Roma, 13 febbraio 2017: il luogo e la data delle probabili dimissioni da leader del Pd di Matteo Renzi. Dimissioni che, però, non sono ancora ufficiali, ma che lo diventeranno tra sabato e domenica, quando si terrà l'Assemblea nazionale del Partito Democratico, il primo passo verso la convocazione del Congresso.

Il Congresso e le Primarie

Questi erano infatti i temi sui quali la Direzione del Pd di ieri era chiamata ad esprimersi: la durata della legislatura e le eventuali elezioni anticipate nonché, appunto, la data e le regole del futuro Congresso, dal quale si aprirà la strada verso le Primarie del partito - che si terranno, forse già il 30 aprile, con le regole del 2013.

Temi sui quali Matteo Renzi ha riportato una mezza vittoria. Perché se da un lato è riuscito a far votare al partito un documento nel quale si annuncia l'avvio dell'iter congressuale e delle Primarie, dall'altro non è stato capace di perseguire l'obiettivo delle elezioni anticipate a giugno. E ciò a causa di un accordo strategico con Dario Franceschini. Un'intesa, questa, con la quale si dilata la sopravvivenza del governo Gentiloni fino all'autunno del 2017, o fino alla scadenza naturale della legislatura stessa, febbraio 2018. In merito, riporta Repubblica.it, ecco le dichiarazioni di Renzi in Direzione: “Se si voterà a giugno, a settembre o a febbraio non riguarda l'essenza del Pd”.

La minoranza Pd

E la minoranza interna al partito? Ieri, in Direzione, Matteo Orfini ha fatto mettere ai voti il documento presentato da Renzi e renziani, nonché dalle altre correnti di maggioranza (Areadem, Giovani Turchi, "Martiniani"), ma non ha permesso il voto sul documento della minoranza, con il quale, riporta ancora Repubblica.it, si chiedeva di "sostenere Gentiloni fino a scadenza naturale mandato"; la "convocazione di un congresso in tempi tali da garantire il coinvolgimento della nostra comunità con una discussione larga e approfondita"; di anteporre un'assemblea "alla fase finale della scelta della leadership da svolgersi fra i mesi di ottobre e novembre 2017".

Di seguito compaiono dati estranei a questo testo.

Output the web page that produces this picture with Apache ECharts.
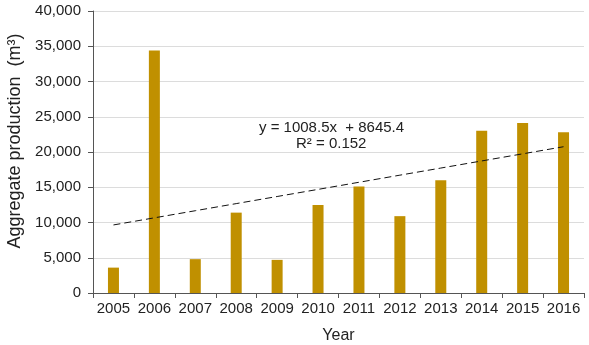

Roberto Speranza, scrive Repubblica.it, ha affermato che: “Non capisco perché non hanno fatto votare quel testo, la conclusione complica un po' le cose rispetto a un buon dibattito. È stata fatta una forzatura”. Forzature, difficoltà, che pur sono già presenti nel Pd, ad iniziare dai rapporti con Pierluigi Bersani e Massimo d'Alema, membri della corrente post-comunista del partito.

Che paventano una possibile scissione. In tal modo ha infatti risposto lo stesso Bersani, riporta LaStampa.it, alla domanda su un possibile divorzio dal Pd: “Vedremo...”.

Il discorso di Renzi in Direzione

E proprio sulle ipotesi di scissione si è soffermato Renzi nel suo discorso alla Direzione, nel quale ha ufficiosamente dichiarato di dimettersi da segretario Pd. Un discorso che, però, ha toccato anche altri temi: il voto del 4 dicembre, in merito al quale - scrive LaStampa.it - ha ricordato che “Era una finale secca, e io purtroppo l'ho persa”; le sfide future che attendono il partito, sulle quali ha detto che “Improvvisamente è scomparso il futuro dalla narrazione della Politica italiana, l'Italia sembra rannicchiata nella quotidianità”; il rapporto con la stessa minoranza, nei confronti della quale ha sottolineato che “Io credo che l'ennesimo passo indietro non sarebbe capito neanche dai nostri”.